**WHAT TO WORK ON**
Take the lines from the top down to and including the one with "plt.rcParams['font.family'] = ['Liberation" and repeat them exactly. Omit images.

**RECORDS TO PROCESS**
-- BEGIN --

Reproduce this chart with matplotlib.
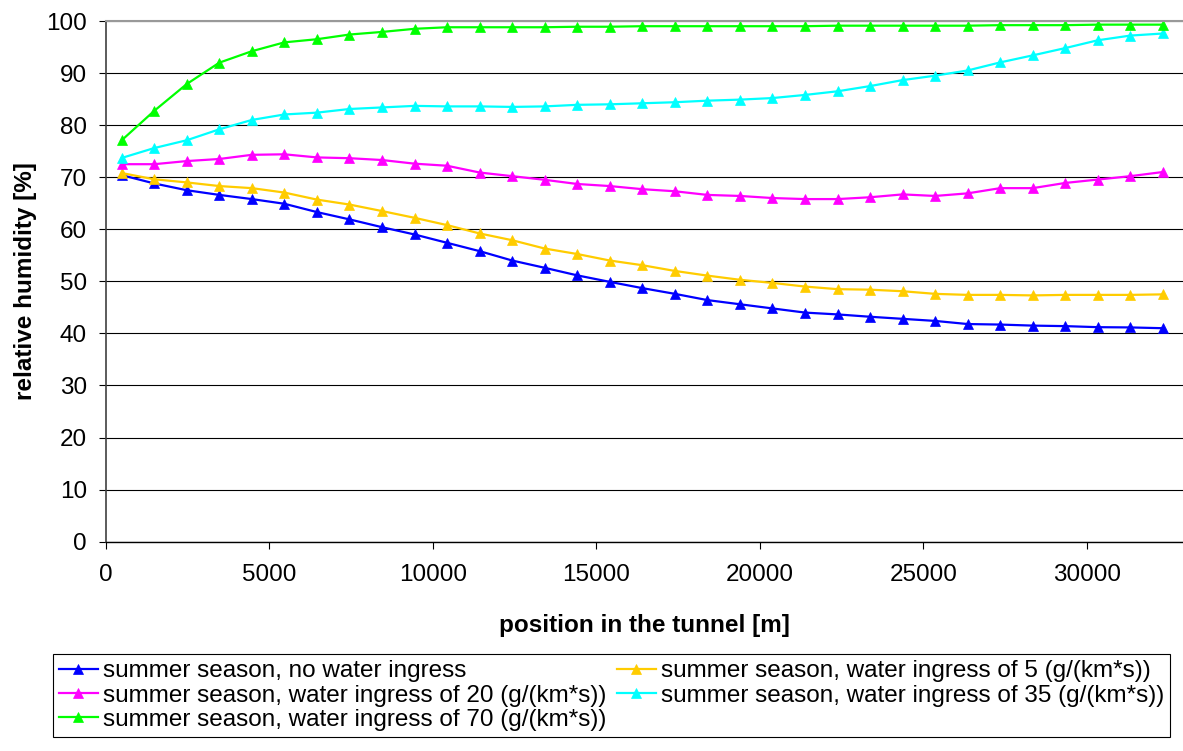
import matplotlib
matplotlib.use("Agg")
import matplotlib.pyplot as plt

plt.rcParams['font.family'] = ['Liberation Sans', 'DejaVu Sans']

positions = [490, 1485, 2480, 3475, 4470, 5465, 6460, 7455, 8450, 9445, 10440,
             11435, 12430, 13425, 14420, 15415, 16410, 17405, 18400, 19395, 20390,
             21385, 22380, 23375, 24370, 25365, 26360, 27355, 28350, 29345, 30340,
             31335, 32330]

rh_no_ingress = [70.4, 68.8, 67.5, 66.6, 65.8, 64.9, 63.3, 61.9, 60.4, 59.0, 57.4,
                 55.8, 54.0, 52.6, 51.15, 49.9, 48.7, 47.6, 46.4, 45.6, 44.8,
                 44.0, 43.65, 43.2, 42.8, 42.4, 41.8, 41.7, 41.5, 41.4, 41.2,
                 41.15, 41.0]
rh_ingress_5 = [70.8, 69.6, 69.0, 68.3, 67.9, 67.05, 65.7, 64.75, 63.5, 62.2, 60.8,
                59.2, 57.9, 56.3, 55.25, 54.0, 53.1, 52.0, 51.1, 50.3, 49.7,
                49.0, 48.5, 48.4, 48.1, 47.6, 47.4, 47.4, 47.3, 47.4, 47.4,
                47.4, 47.5]
rh_ingress_20 = [72.5, 72.5, 73.1, 73.5, 74.3, 74.4, 73.8, 73.65, 73.3, 72.6, 72.2,
                 70.9, 70.2, 69.5, 68.7, 68.3, 67.7, 67.3, 66.6, 66.4, 66.0,
                 65.8, 65.8, 66.15, 66.7, 66.4, 66.9, 67.9, 67.9, 68.9, 69.55,
                 70.2, 71.0]
rh_ingress_35 = [73.7, 75.6, 77.1, 79.2, 81.0, 82.05, 82.4, 83.1, 83.4, 83.7, 83.6,
                 83.6, 83.5, 83.6, 83.9, 84.0, 84.2, 84.4, 84.7, 84.9, 85.2,
                 85.8, 86.5, 87.5, 88.65, 89.5, 90.5, 92.05, 93.4, 94.8, 96.3,
                 97.2, 97.6]
rh_ingress_70 = [77.1, 82.75, 87.9, 92.0, 94.2, 95.9, 96.5, 97.4, 97.9, 98.5, 98.8,
                 98.8, 98.8, 98.8, 98.9, 98.9, 99.0, 99.0, 99.0, 99.0, 99.0,
                 99.0, 99.1, 99.1, 99.1, 99.1, 99.1, 99.2, 99.2, 99.2, 99.3,
                 99.3, 99.3]

labels = ["summer season, no water ingress",
          "summer season, water ingress of 5 (g/(km*s))",
          "summer season, water ingress of 20 (g/(km*s))",
          "summer season, water ingress of 35 (g/(km*s))",
          "summer season, water ingress of 70 (g/(km*s))"]
colors = ["#0000FF", "#FFCC00", "#FF00FF", "#00FFFF", "#00FF00"]
series = [rh_no_ingress, rh_ingress_5, rh_ingress_20, rh_ingress_35, rh_ingress_70]

W, H = 1183, 751
fig = plt.figure(figsize=(W / 100, H / 100), dpi=100)
left, right, top, bottom = 105.7, 1183, 21, 541.7
ax = fig.add_axes([left / W, 1 - bottom / H, (right - left) / W, (bottom - top) / H])

lines = []
for ys, c, lab in zip(series, colors, labels):
    ln, = ax.plot(positions, ys, color=c, lw=1.6, marker='^', markersize=7.5,
                  markeredgewidth=0.5, markeredgecolor=c, label=lab, clip_on=False)
    lines.append(ln)

ax.set_xlim(0, 32945)
ax.set_ylim(0, 100)
ax.set_xticks(range(0, 30001, 5000))
ax.set_yticks(range(0, 101, 10))
ax.yaxis.grid(True, color='black', lw=0.8)
ax.set_axisbelow(True)

ax.spines['right'].set_visible(False)
ax.spines['top'].set_color('#999999')
ax.spines['top'].set_linewidth(1.5)
ax.spines['left'].set_color('#404040')
ax.spines['left'].set_linewidth(1.2)
ax.spines['bottom'].set_color('black')
ax.spines['bottom'].set_linewidth(1.0)

ax.tick_params(axis='x', length=5, width=0.8, pad=11, labelsize=17.5, colors='black')
ax.tick_params(axis='y', length=5, width=0.8, pad=8.5, labelsize=17.5, colors='black')

ax.set_xlabel("position in the tunnel [m]", fontsize=17.5, fontweight='bold')
ax.xaxis.set_label_coords((left + right) / 2 / W, 1 - 614 / H, transform=fig.transFigure)
ax.set_ylabel("relative humidity [%]", fontsize=17.5, fontweight='bold')
ax.yaxis.set_label_coords(37 / W, 1 - (top + bottom) / 2 / H, transform=fig.transFigure)

order = [0, 2, 4, 1, 3]
leg = fig.legend([lines[i] for i in order], [labels[i] for i in order], ncol=2,
                 loc='upper left', bbox_to_anchor=(52.7 / W, 1 - 654 / H),
                 bbox_transform=fig.transFigure, fontsize=17.5, frameon=True,
                 fancybox=False, edgecolor='black', framealpha=1,
                 handlelength=1.6, handletextpad=0.2, columnspacing=0.45,
                 labelspacing=0.1, borderpad=0.25, borderaxespad=0)
leg.get_frame().set_linewidth(0.8)

fig.savefig("out.png", dpi=100)
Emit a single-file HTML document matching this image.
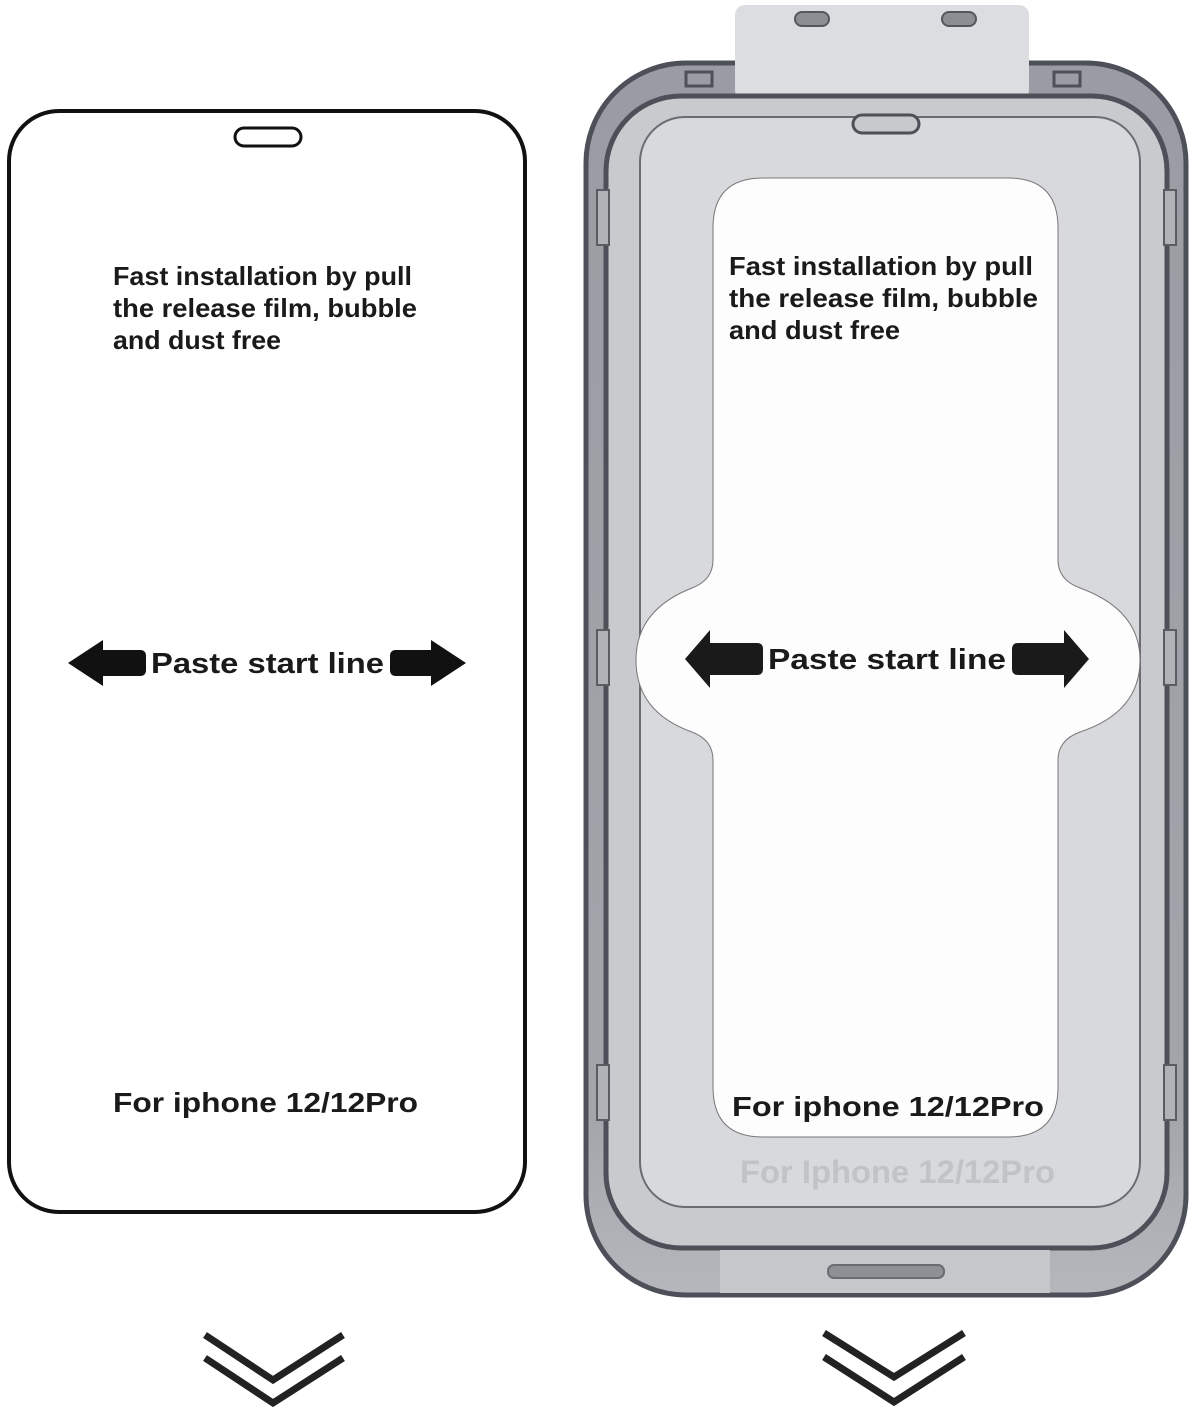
<!DOCTYPE html>
<html><head><meta charset="utf-8"><style>
html,body{margin:0;padding:0;background:#fff;width:1193px;height:1410px;overflow:hidden}
text{font-family:"Liberation Sans","DejaVu Sans",sans-serif;font-weight:bold;fill:#1a1a1a}
</style></head><body>
<svg width="1193" height="1410" viewBox="0 0 1193 1410" xmlns="http://www.w3.org/2000/svg">
<defs>
<linearGradient id="fr" x1="0" y1="0" x2="0" y2="1">
<stop offset="0" stop-color="#9a9ca3"/><stop offset="0.85" stop-color="#a3a5ab"/><stop offset="1" stop-color="#b5b7bc"/>
</linearGradient>
</defs>
<!-- LEFT PHONE -->
<rect x="9" y="111" width="516" height="1101" rx="50" fill="#fff" stroke="#111" stroke-width="4"/>
<rect x="235" y="128" width="66" height="18" rx="9" fill="#fff" stroke="#111" stroke-width="3"/>
<text x="113" y="285" font-size="26" textLength="299" lengthAdjust="spacingAndGlyphs">Fast installation by pull</text>
<text x="113" y="317" font-size="26" textLength="304" lengthAdjust="spacingAndGlyphs">the release film, bubble</text>
<text x="113" y="349" font-size="26" textLength="168" lengthAdjust="spacingAndGlyphs">and dust free</text>
<path d="M68 663 L103 640 L103 650 L140 650 Q146 650 146 656 L146 670 Q146 676 140 676 L103 676 L103 686 Z" fill="#111"/>
<text x="151" y="673" font-size="29" textLength="233" lengthAdjust="spacingAndGlyphs">Paste start line</text>
<path d="M466 663 L431 640 L431 650 L396 650 Q390 650 390 656 L390 670 Q390 676 396 676 L431 676 L431 686 Z" fill="#111"/>
<text x="113" y="1112" font-size="28" textLength="305" lengthAdjust="spacingAndGlyphs">For iphone 12/12Pro</text>

<!-- RIGHT TRAY -->
<rect x="586" y="63" width="600" height="1232" rx="100" fill="url(#fr)" stroke="#4d5058" stroke-width="5"/>
<rect x="735" y="5" width="294" height="95" rx="10" fill="#dcdde0"/>
<rect x="795" y="12" width="34" height="14" rx="7" fill="#8c8e94" stroke="#55575d" stroke-width="2"/>
<rect x="942" y="12" width="34" height="14" rx="7" fill="#8c8e94" stroke="#55575d" stroke-width="2"/>
<rect x="686" y="72" width="26" height="14" fill="#9a9ca3" stroke="#4d5058" stroke-width="3"/>
<rect x="1054" y="72" width="26" height="14" fill="#9a9ca3" stroke="#4d5058" stroke-width="3"/>
<rect x="606" y="96" width="561" height="1152" rx="75" fill="#c9cace" stroke="#4d5058" stroke-width="5"/>
<rect x="640" y="117" width="500" height="1090" rx="45" fill="#d8d9dc" stroke="#6a6c72" stroke-width="2"/>
<rect x="720" y="1250" width="330" height="43" fill="#c6c7cb"/>
<rect x="828" y="1265" width="116" height="13" rx="6" fill="#8e9096" stroke="#6a6c72" stroke-width="2"/>
<rect x="853" y="115" width="66" height="18" rx="9" fill="#c8c9cd" stroke="#4d5058" stroke-width="3"/>
<rect x="597" y="190" width="12" height="55" fill="#b0b2b7" stroke="#5a5c62" stroke-width="2"/>
<rect x="1164" y="190" width="12" height="55" fill="#b0b2b7" stroke="#5a5c62" stroke-width="2"/>
<rect x="597" y="630" width="12" height="55" fill="#b0b2b7" stroke="#5a5c62" stroke-width="2"/>
<rect x="1164" y="630" width="12" height="55" fill="#b0b2b7" stroke="#5a5c62" stroke-width="2"/>
<rect x="597" y="1065" width="12" height="55" fill="#b0b2b7" stroke="#5a5c62" stroke-width="2"/>
<rect x="1164" y="1065" width="12" height="55" fill="#b0b2b7" stroke="#5a5c62" stroke-width="2"/>
<text x="740" y="1183" font-size="32" style="fill:#c2c3c7" textLength="315" lengthAdjust="spacingAndGlyphs">For Iphone 12/12Pro</text>
<!-- white label -->
<path d="M763 178 L1008 178 Q1058 178 1058 228 L1058 560 Q1058 580 1080 588 Q1140 610 1140 660 Q1140 712 1080 732 Q1058 740 1058 760 L1058 1087 Q1058 1137 1008 1137 L763 1137 Q713 1137 713 1087 L713 760 Q713 740 692 732 Q636 712 636 660 Q636 610 692 588 Q713 580 713 560 L713 228 Q713 178 763 178 Z" fill="#fdfdfd" stroke="#777" stroke-width="1"/>
<text x="729" y="275" font-size="26" textLength="304" lengthAdjust="spacingAndGlyphs">Fast installation by pull</text>
<text x="729" y="307" font-size="26" textLength="309" lengthAdjust="spacingAndGlyphs">the release film, bubble</text>
<text x="729" y="339" font-size="26" textLength="171" lengthAdjust="spacingAndGlyphs">and dust free</text>
<path d="M685 659 L710 630 L710 643 L757 643 Q763 643 763 649 L763 669 Q763 675 757 675 L710 675 L710 688 Z" fill="#1a1a1a"/>
<text x="768" y="669" font-size="29" textLength="238" lengthAdjust="spacingAndGlyphs">Paste start line</text>
<path d="M1089 659 L1064 630 L1064 643 L1018 643 Q1012 643 1012 649 L1012 669 Q1012 675 1018 675 L1064 675 L1064 688 Z" fill="#1a1a1a"/>
<text x="732" y="1116" font-size="28" textLength="312" lengthAdjust="spacingAndGlyphs">For iphone 12/12Pro</text>

<!-- chevrons -->
<g fill="none" stroke="#222" stroke-width="7">
<polyline points="205,1335 273,1380 343,1335"/>
<polyline points="205,1358 273,1403 343,1358"/>
<polyline points="824,1333 894,1377 964,1333"/>
<polyline points="824,1357 894,1402 964,1357"/>
</g>
</svg>
</body></html>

-- END --

**COMPLETE OUTPUT**
Reproduce this chart with matplotlib.
import matplotlib
matplotlib.use("Agg")
import matplotlib.pyplot as plt

plt.rcParams['font.family'] = ['Liberation Sans', 'DejaVu Sans']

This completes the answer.